My guess here is that Willis will also join the group of people having their career year at 21. An ERA of 3.30 is going to be very difficult to beat, and I don’t see Willis doing it during his career. But expect him to keep the ERA under wraps for the next few years, before seemingly falling apart. The Marlins would be smart to use him as a reliever down the road, a notion that pitching coach Larry Rosenthal has already stated.

Don’t be afraid to draft Willis this year, but know what you are getting into. His strikeout numbers will be pretty good, and his ERA is likely to drift to around the 3.80-4.00 territory.

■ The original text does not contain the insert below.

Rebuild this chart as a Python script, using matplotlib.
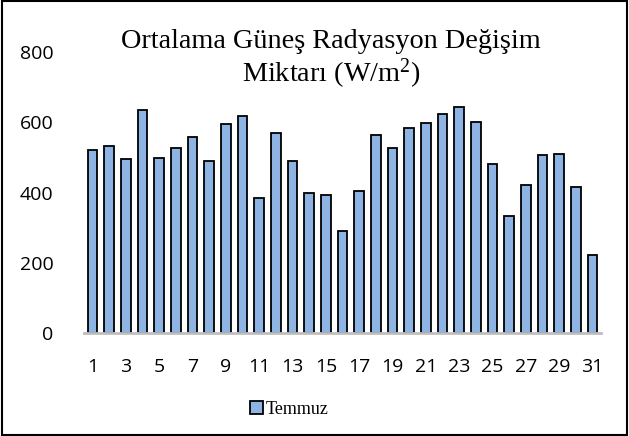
import matplotlib
matplotlib.use("Agg")
import matplotlib.pyplot as plt
from matplotlib.patches import Rectangle

plt.rcParams["mathtext.fontset"] = "custom"
plt.rcParams["mathtext.rm"] = "Liberation Serif"
plt.rcParams["mathtext.it"] = "Liberation Serif"
plt.rcParams["mathtext.bf"] = "Liberation Serif:bold"

days = list(range(1, 32))
temmuz = [521, 531, 495, 635, 497, 526, 558, 491, 596, 618,
          383, 569, 491, 400, 393, 290, 405, 564, 527, 585,
          598, 624, 642, 601, 481, 333, 421, 506, 510, 415, 223]
yticks = [0, 200, 400, 600, 800]
xtick_labels = [str(d) if d % 2 == 1 else "" for d in days]
title = "Ortalama Güneş Radyasyon Değişim\nMiktarı (W/m$^{\\mathrm{2}}$)"
series_name = "Temmuz"

fig = plt.figure(figsize=(6.29, 4.36), dpi=100)
ax = fig.add_axes([84/629, 1 - 333/436, (601-84)/629, (333-52)/436])

ax.bar(days, temmuz, width=0.58, color="#8DB4E2", edgecolor="black",
       linewidth=1.3, label=series_name, zorder=2)
ax.set_xlim(0.5, 31.5)
ax.set_ylim(0, 800)
ax.set_yticks(yticks)
ax.set_xticks(days)
ax.set_xticklabels(xtick_labels, fontfamily="Open Sans", fontsize=14)
for lab in ax.get_yticklabels():
    lab.set_fontfamily("Open Sans")
    lab.set_fontsize(14)
ax.tick_params(axis="both", length=0)
ax.tick_params(axis="x", pad=18)
ax.tick_params(axis="y", pad=22)
for s in ["top", "right", "left"]:
    ax.spines[s].set_visible(False)
ax.spines["bottom"].set_color("#BFBFBF")
ax.spines["bottom"].set_linewidth(2)
ax.spines["bottom"].set_zorder(3)

fig.text(331/629, 1 - 60/436, title, ha="center", va="center",
         fontfamily="Liberation Serif", fontsize=20.3, linespacing=1.15)

leg = fig.legend(loc="center", bbox_to_anchor=(289/629, 1 - 409/436),
                 frameon=False, prop={"family": "Liberation Serif", "size": 13},
                 handlelength=0.75, handleheight=0.75, handletextpad=0.1)

fig.patches.append(Rectangle((0.003, 0.003), 0.994, 0.994, transform=fig.transFigure,
                             fill=False, edgecolor="black", linewidth=1.5))
fig.savefig("out.png", dpi=100)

After doing this study, I consulted PECOTA, the Prospectus projection system. Jim Abbott is seen as Willis’ best comp, but Lopez, Burns, Avery, Tanana, and Underwood are all in the top 20. The system also sees a similar decline that I did, with the number of wins he contributes dropping each year. The weighted mean forecast has Willis’ ERA at 3.89, and his VORP staying at a modest 21.8. It seems like PECOTA and I see eye-to-eye here, while most of the time I blame the system for being too pessimistic. But I love it regardless, and if you either haven’t gotten the book or an on-line subscription yet, you’re crazy.

Matt Clement is going to be a Cub for one more season, and Antonio Alfonseca’s tenure is already up, thank God. Clement will end up having three seasons with the Cubs, and should have his ERA+ be above 100 each time. If he does this, then no Cub fan is going to regret this trade, unless Willis really contributes in the bullpen at 27 years of age.

Comments

Thanks for the info Bryan. As a Cubs fan I hope Willis goes away quickly, but he did excite Miami for a short time and that is good for baseball.

I remember watching Zambrano and Willis go at it last summer....and the Cubs shelled Willis after a lengthy rain delay. Zambrano knocked a pitch off the centerfield fence at Pro Player, and I haven't felt as bad about the Cubs missing out on the D-Train ever since.